====== Entries provided
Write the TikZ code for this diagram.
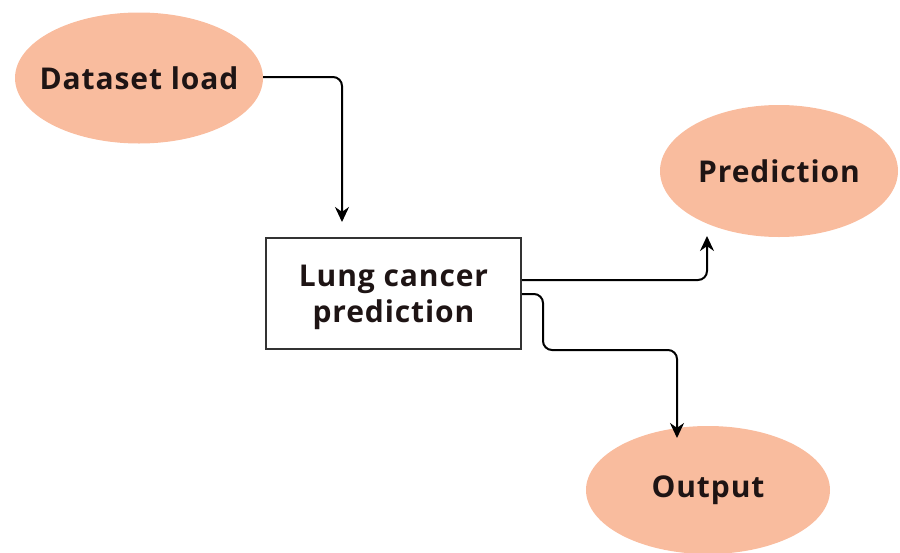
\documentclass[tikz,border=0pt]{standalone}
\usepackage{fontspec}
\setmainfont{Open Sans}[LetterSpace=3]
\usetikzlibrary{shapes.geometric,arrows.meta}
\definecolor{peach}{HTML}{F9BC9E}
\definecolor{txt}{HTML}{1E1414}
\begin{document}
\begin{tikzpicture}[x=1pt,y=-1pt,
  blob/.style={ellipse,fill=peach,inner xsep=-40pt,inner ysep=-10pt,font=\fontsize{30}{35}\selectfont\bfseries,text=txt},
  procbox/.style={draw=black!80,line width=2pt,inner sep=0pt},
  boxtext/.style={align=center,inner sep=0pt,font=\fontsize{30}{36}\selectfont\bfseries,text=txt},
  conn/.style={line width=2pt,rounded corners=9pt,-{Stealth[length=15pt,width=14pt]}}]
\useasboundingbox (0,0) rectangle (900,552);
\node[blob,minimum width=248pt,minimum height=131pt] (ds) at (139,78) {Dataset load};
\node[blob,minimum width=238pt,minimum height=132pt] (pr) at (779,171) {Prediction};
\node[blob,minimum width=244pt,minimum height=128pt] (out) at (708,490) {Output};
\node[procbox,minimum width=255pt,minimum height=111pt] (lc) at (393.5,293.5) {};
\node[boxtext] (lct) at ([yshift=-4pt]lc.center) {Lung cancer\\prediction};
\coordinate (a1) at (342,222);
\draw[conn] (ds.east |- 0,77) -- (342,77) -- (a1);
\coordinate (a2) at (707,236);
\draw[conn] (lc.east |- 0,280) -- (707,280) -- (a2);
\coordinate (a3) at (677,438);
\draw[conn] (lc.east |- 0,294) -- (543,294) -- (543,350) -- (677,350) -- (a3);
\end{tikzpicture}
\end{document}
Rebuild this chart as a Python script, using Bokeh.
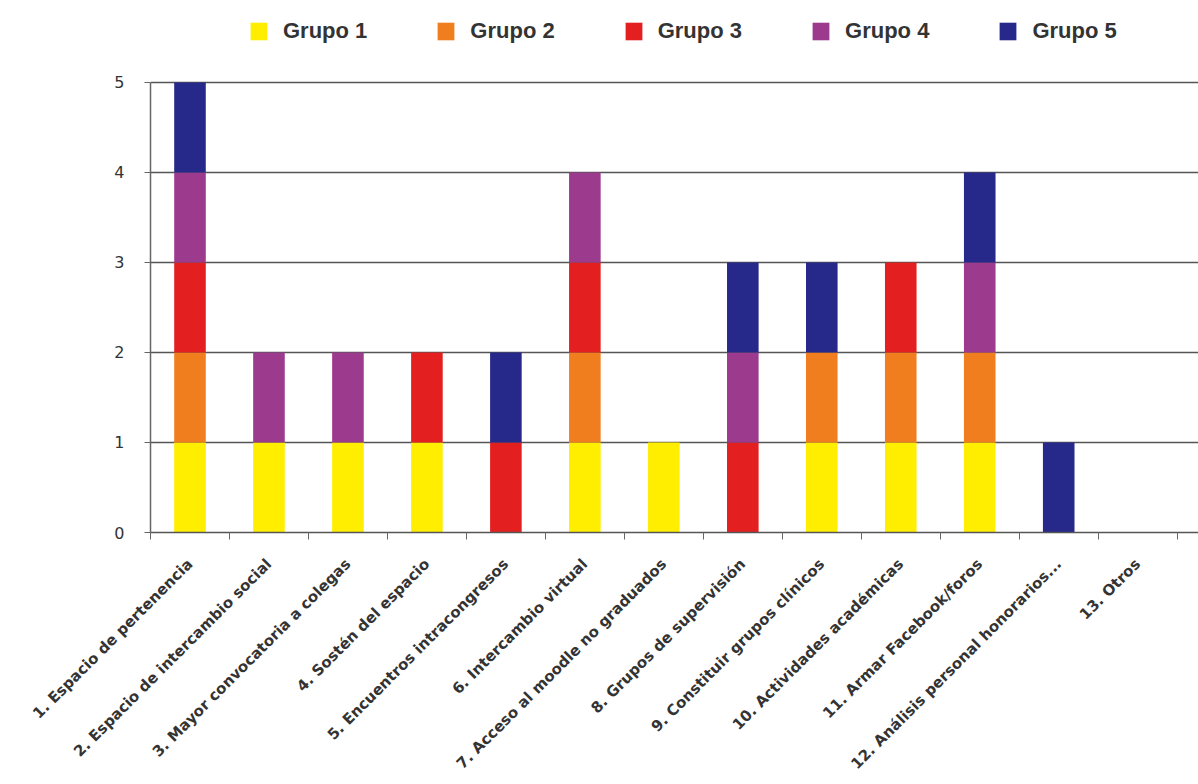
============
Set task: Every line of the data should be copied as it stands, without the images.

Solution:
Write the TikZ code for this diagram.
\documentclass[tikz,border=0pt]{standalone}
\usepackage{fontspec}
\setmainfont{Open Sans}[LetterSpace=3]
\usetikzlibrary{shapes.geometric,arrows.meta}
\definecolor{peach}{HTML}{F9BC9E}
\definecolor{txt}{HTML}{1E1414}
\begin{document}
\begin{tikzpicture}[x=1pt,y=-1pt,
  blob/.style={ellipse,fill=peach,inner xsep=-40pt,inner ysep=-10pt,font=\fontsize{30}{35}\selectfont\bfseries,text=txt},
  procbox/.style={draw=black!80,line width=2pt,inner sep=0pt},
  boxtext/.style={align=center,inner sep=0pt,font=\fontsize{30}{36}\selectfont\bfseries,text=txt},
  conn/.style={line width=2pt,rounded corners=9pt,-{Stealth[length=15pt,width=14pt]}}]
\useasboundingbox (0,0) rectangle (900,552);
\node[blob,minimum width=248pt,minimum height=131pt] (ds) at (139,78) {Dataset load};
\node[blob,minimum width=238pt,minimum height=132pt] (pr) at (779,171) {Prediction};
\node[blob,minimum width=244pt,minimum height=128pt] (out) at (708,490) {Output};
\node[procbox,minimum width=255pt,minimum height=111pt] (lc) at (393.5,293.5) {};
\node[boxtext] (lct) at ([yshift=-4pt]lc.center) {Lung cancer\\prediction};
\coordinate (a1) at (342,222);
\draw[conn] (ds.east |- 0,77) -- (342,77) -- (a1);
\coordinate (a2) at (707,236);
\draw[conn] (lc.east |- 0,280) -- (707,280) -- (a2);
\coordinate (a3) at (677,438);
\draw[conn] (lc.east |- 0,294) -- (543,294) -- (543,350) -- (677,350) -- (a3);
\end{tikzpicture}
\end{document}
Rebuild this chart as a Python script, using Bokeh.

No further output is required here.